Best practice 7: Sequence global rollout by process maturity, not just geography
Global logistics deployments often sequence rollout by region because it appears administratively simple. However, if process maturity varies significantly, geography-first deployment can spread reconciliation problems faster than the organization can absorb them. A better approach is to assess sites based on data quality, process discipline, integration readiness, leadership engagement, and operational complexity.
For example, a company with mature warehouse controls in two countries and highly manual dispatch operations in three others may benefit from deploying the standardized outbound and billing model first where compliance is strongest. This creates a proven template, validates control design, and generates measurable business outcomes before more complex sites are onboarded.
This rollout strategy also improves organizational adoption. Early waves become reference environments for training, governance refinement, and process benchmarking. Later sites can see how standardized workflows reduce reconciliation effort in practice, which is often more persuasive than central program messaging.
Executive recommendations for logistics ERP transformation leaders
Executives should frame reconciliation reduction as a cross-functional modernization objective spanning logistics, finance, customer operations, and IT. It should be embedded in the ERP transformation roadmap, funded as part of operational efficiency and control improvement, and governed through measurable business outcomes rather than module completion milestones.
The most effective leadership teams make five decisions early: they define enterprise process standards, assign data ownership, limit customization, invest in role-based adoption, and require post-go-live exception transparency. They also recognize the tradeoff between rollout speed and control maturity. Accelerating deployment without stabilizing transaction integrity usually shifts cost from the program budget into long-term manual operations.

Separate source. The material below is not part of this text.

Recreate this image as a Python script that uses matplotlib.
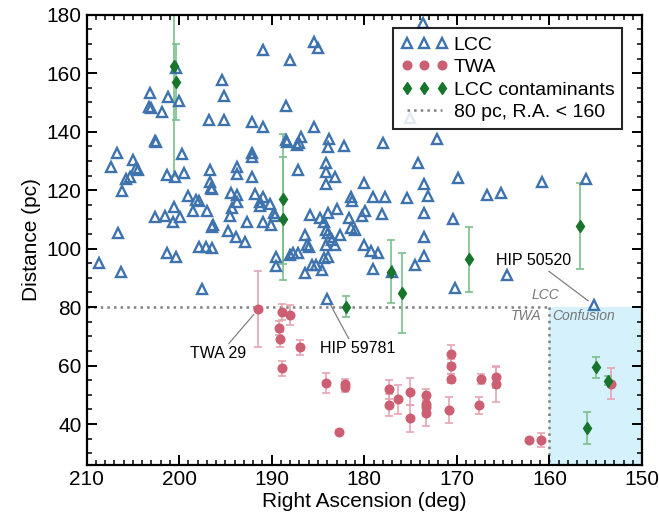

For SysGenPro clients, the strategic priority is to build a logistics ERP deployment model that supports connected operations at scale. That means aligning cloud migration governance, implementation lifecycle management, operational readiness, and business process harmonization so reconciliation becomes the exception rather than the operating norm. When done well, the result is not only lower administrative effort but faster billing, stronger auditability, better customer responsiveness, and a more resilient logistics enterprise.